Politico journalist Tim Alberta, the author of a new book about President Donald Trump’s rise in the Republican Party, said that Republicans’ silence over the President’s recent use of racist language speaks to Trump’s influence over his party.
“I think that these events of the last 72 hours are actually serving as a pretty good microcosm of Trump’s takeover of the party,” Alberta said on CNN’s “New Day” Tuesday.
Trump used racist language on Sunday to attack progressive Democratic congresswomen, implying in the series of tweets that the congresswomen weren’t born in America and sarcastically suggesting, “they go back and help fix the totally broken and crime infested places from which they came.”
Trump did not name the congresswomen he was criticizing, but Reps. Alexandria Ocasio-Cortez of New York, Rashida Tlaib of Michigan, Ilhan Omar of Minnesota and Ayanna Pressley of Massachusetts have been critical of Trump’s immigration policies and last week condemned the conditions of border detention facilities.
The quartet of progressive congresswomen have engaged in a public and personal feud with Trump since his Sunday tweets, but many Republican leaders in Congress have thus far not spoken out, though some GOP members have weighed in publicly to condemn his comments — at least 19 by CNN’s count Tuesday morning.
According to Alberta, Trump viewed the Republican Party and its leaders in 2015 as “sort of feeble and as fearful of confrontation and as people unwilling to take the fight to the left, not just politically but really much more so culturally.”
“What you’re seeing over the last couple of days, with so many of these Republicans essentially avoiding confrontation with Trump is exactly what we saw during his political assent,” Alberta said. “So it’s no surprise to see it again now because he has effectively taken over the party.”

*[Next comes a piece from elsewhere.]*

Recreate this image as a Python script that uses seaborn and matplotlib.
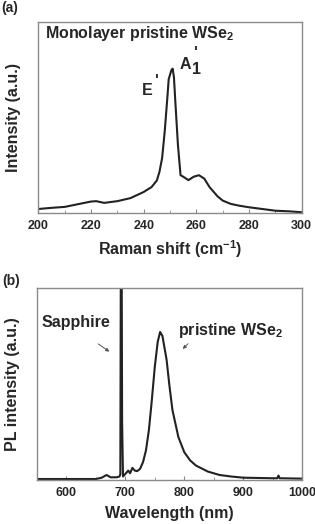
import numpy as np
import pandas as pd
import matplotlib
matplotlib.use("Agg")
import matplotlib.pyplot as plt
import seaborn as sns
from matplotlib.ticker import MultipleLocator

# Raman spectrum (panel a), intensity in arbitrary units
raman_shift = [200, 205, 210, 215, 220, 222, 225, 230, 235, 240, 243, 245, 246, 247,
               248, 249, 249.5, 250.5, 251, 251.5, 252, 253, 254, 255, 257, 259, 261,
               263, 265, 268, 270, 273, 276, 280, 285, 290, 295, 300]
raman_int = [2.1, 2.7, 3.2, 4.6, 6.0, 6.2, 5.3, 6.2, 7.8, 11.0, 13.6, 17.0, 21.6, 28.7,
             42.8, 60.5, 70.0, 74.7, 75.6, 71.0, 58.8, 35.8, 19.8, 19.0, 17.2, 19.0, 19.8,
             18.0, 13.6, 8.8, 6.5, 4.8, 3.9, 3.0, 2.1, 1.2, 0.9, 0.4]

# PL spectrum (panel b)
wavelength = [550, 600, 650, 660, 668, 675, 685, 690, 691.5, 692.5, 693.5, 694.5, 696,
              700, 705, 708, 712, 716, 720, 725, 730, 735, 740, 745, 750, 755, 759, 763,
              770, 775, 780, 790, 800, 810, 820, 840, 860, 880, 900, 950, 958, 960, 962,
              1000]
pl_int = [0.5, 0.5, 0.5, 1.2, 2.6, 1.4, 1.4, 1.8, 3.0, 140, 140, 30, 1.8,
          3.2, 4.9, 3.5, 6.3, 4.9, 4.6, 5.8, 9.3, 15.4, 26.0, 41.7, 59.0, 72.0, 77.1, 75.0,
          62.7, 48.7, 36.4, 22.4, 14.5, 10.2, 7.5, 4.4, 2.6, 1.8, 1.2, 0.9, 0.9, 2.3, 0.9,
          0.7]

df_a = pd.DataFrame({"shift": raman_shift, "intensity": raman_int})
df_b = pd.DataFrame({"wl": wavelength, "intensity": pl_int})

sns.set_style("ticks")
plt.rcParams["font.family"] = ["Liberation Sans", "DejaVu Sans"]
plt.rcParams["font.weight"] = "bold"
plt.rcParams["mathtext.fontset"] = "custom"
plt.rcParams["mathtext.rm"] = "Liberation Sans:bold"
plt.rcParams["mathtext.bf"] = "Liberation Sans:bold"
plt.rcParams["mathtext.it"] = "Liberation Sans:bold"
plt.rcParams["mathtext.default"] = "bf"

fig = plt.figure(figsize=(3.15, 5.24), dpi=100)
ax1 = fig.add_axes([0.1216, 0.5935, 0.8362, 0.3645])
ax2 = fig.add_axes([0.1175, 0.084, 0.8413, 0.3664])

line_col = "#222222"
spine_col = "#8a8a8a"
fs = 11.5

sns.lineplot(data=df_a, x="shift", y="intensity", ax=ax1, color=line_col, lw=1.5)
sns.lineplot(data=df_b, x="wl", y="intensity", ax=ax2, color=line_col, lw=1.5)

ax1.set_xlim(200, 300)
ax1.set_ylim(0, 100)
ax1.xaxis.set_major_locator(MultipleLocator(20))
ax1.xaxis.set_minor_locator(MultipleLocator(10))
ax2.set_xlim(550, 1000)
ax2.set_ylim(0, 100)
ax2.xaxis.set_major_locator(MultipleLocator(100))
ax2.xaxis.set_minor_locator(MultipleLocator(50))

for ax in (ax1, ax2):
    ax.set_yticks([])
    for s in ax.spines.values():
        s.set_color(spine_col)
        s.set_linewidth(1.0)
    ax.tick_params(axis="x", which="both", direction="in", color=spine_col, labelsize=9,
                   pad=5)
    ax.tick_params(axis="x", which="major", length=3)
    ax.tick_params(axis="x", which="minor", length=2)
    for lab in ax.get_xticklabels():
        lab.set_fontweight("bold")

ax1.set_xlabel("Raman shift (cm$^{-1}$)", fontsize=fs, fontweight="bold")
ax1.set_ylabel("Intensity (a.u.)", fontsize=fs, fontweight="bold")
ax2.set_xlabel("Wavelength (nm)", fontsize=fs, fontweight="bold")
ax2.set_ylabel("PL intensity (a.u.)", fontsize=fs, fontweight="bold")
ax1.xaxis.set_label_coords(0.5, -0.19)
ax2.xaxis.set_label_coords(0.5, -0.175)
ax1.yaxis.set_label_coords(-0.095, 0.5)
ax2.yaxis.set_label_coords(-0.094, 0.5)
for ax in (ax1, ax2):
    ax.xaxis.label.set_va("center")
    ax.yaxis.label.set_va("center")

# panel (a) labels
ax1.text(202.5, 91.6, "Monolayer pristine WSe$_2$", fontsize=fs, fontweight="bold",
         va="baseline", ha="left")
ax1.text(241.3, 61.9, "E", fontsize=fs, fontweight="bold", ha="center", va="baseline")
ax1.text(244.9, 66.4, "'", fontsize=fs, fontweight="bold", ha="center", va="baseline")
ax1.text(256.0, 75.4, "A", fontsize=fs, fontweight="bold", ha="center", va="baseline")
ax1.text(260.1, 72.7, "1", fontsize=fs, fontweight="bold", ha="center", va="baseline")
ax1.text(259.8, 81.0, "'", fontsize=fs, fontweight="bold", ha="center", va="baseline")

# panel (b) labels
ax2.text(616, 79.8, "Sapphire", fontsize=fs, fontweight="bold", ha="center", va="baseline")
ax2.annotate("", xy=(676.8, 66.0), xytext=(650, 71.7),
             arrowprops=dict(arrowstyle="-|>", color="#555555", lw=0.7, mutation_scale=5))
ax2.text(877.7, 75.5, "pristine WSe$_2$", fontsize=fs, fontweight="bold",
         ha="center", va="baseline")
ax2.annotate("", xy=(794, 67.2), xytext=(809.8, 72.0),
             arrowprops=dict(arrowstyle="-|>", color="#555555", lw=0.7, mutation_scale=5))

fig.text(0.003, 0.998, "(a)", fontsize=10, fontweight="bold", ha="left", va="top")
fig.text(0.008, 0.477, "(b)", fontsize=10, fontweight="bold", ha="left", va="top")

fig.savefig("out.png", dpi=100)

Alberta shared pieces of reporting from “American Carnage” in his interview with CNN “New Day” ahead of the book’s release Tuesday.
The book details early friction within the GOP surrounding Trump’s rise during the 2016 presidential campaign followed by a gradual acceptance of his approach to the presidency within the party.
Alberta described on “New Day” how Sen. Ted Cruz reached out to Sen. Marco Rubio during the 2016 GOP primary to convince the Florida senator that they could beat Trump if they formed a ticket together. Alberta also described how Cruz tried to appeal to then-Ohio Gov. John Kasich to drop out of the race, arguing that at least one of them had to so Trump would not clinch the nomination.